The Massire project is prominently featured in CIRAD's new strategic vision, presented to the general public at the beginning of May 2019. The project aims to improve water resource management in agricultural practices in North Africa. The project will be completed within the next four years.
The initiative called Massire aims to select, through a participatory approach, innovations with high potential in water management and to evaluate their adoption conditions in North Africa. It was officially launched by CIRAD on May 2, 2019 at the Hassan II Agricultural and Veterinary Institute in Rabat, the capital of Morocco. CIRAD is the French organisation for agronomic research and international cooperation for the sustainable development of tropical and Mediterranean regions.

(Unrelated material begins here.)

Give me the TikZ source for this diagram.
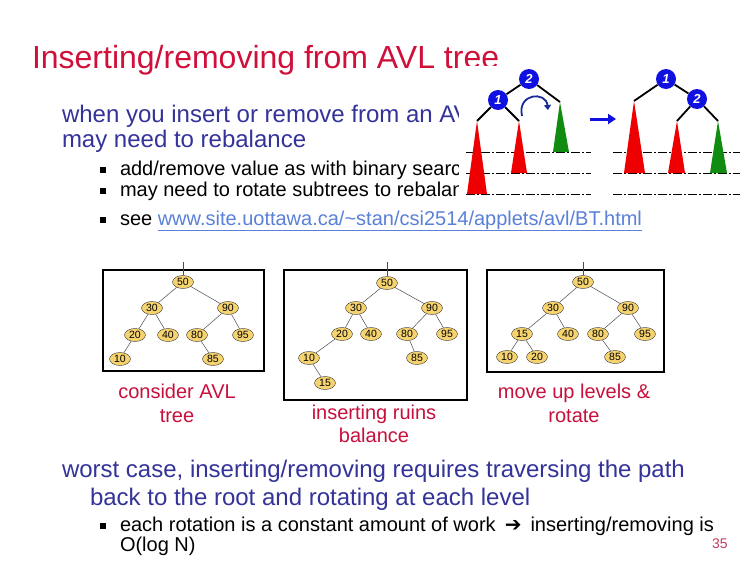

The Massire project aims in particular to improve access to water in the agricultural sector. According to Naoufel Telahigue, one of the managers of the International Fund for Agricultural Development (IFAD), it should “strengthen the capacities of rural populations and their access to the assets, technologies, services and markets they need most to be able to set up profitable and sustainable agricultural businesses”. The project is fully funded by IFAD, in accordance with an agreement signed between the two parties on April 29, 2019. The environmental challenges of the project are well highlighted by its initiators, as Michel Eddi, CEO of CIRAD, has acknowledged: “With climate change, water management is a major scientific and development challenge”.
The roll-out of the Massire project
The project will have a four-year field life. The actors will have to identify technical innovations (new solar pumping technologies, wastewater reuse…) and organisational innovations (water governance, innovation system…). In concrete terms, as project coordinator Marcel Kuper explained, “it is planned to position small family farmers at the heart of sustainable agricultural and rural innovation systems, where they will be able to interact continuously with innovation actors”.
To this end, the experts will select outstanding innovations in the water sector and then assess the conditions for their implementation in North Africa. The project leaders whose ideas are selected will receive technical training to strengthen their capacities, each in their own speciality.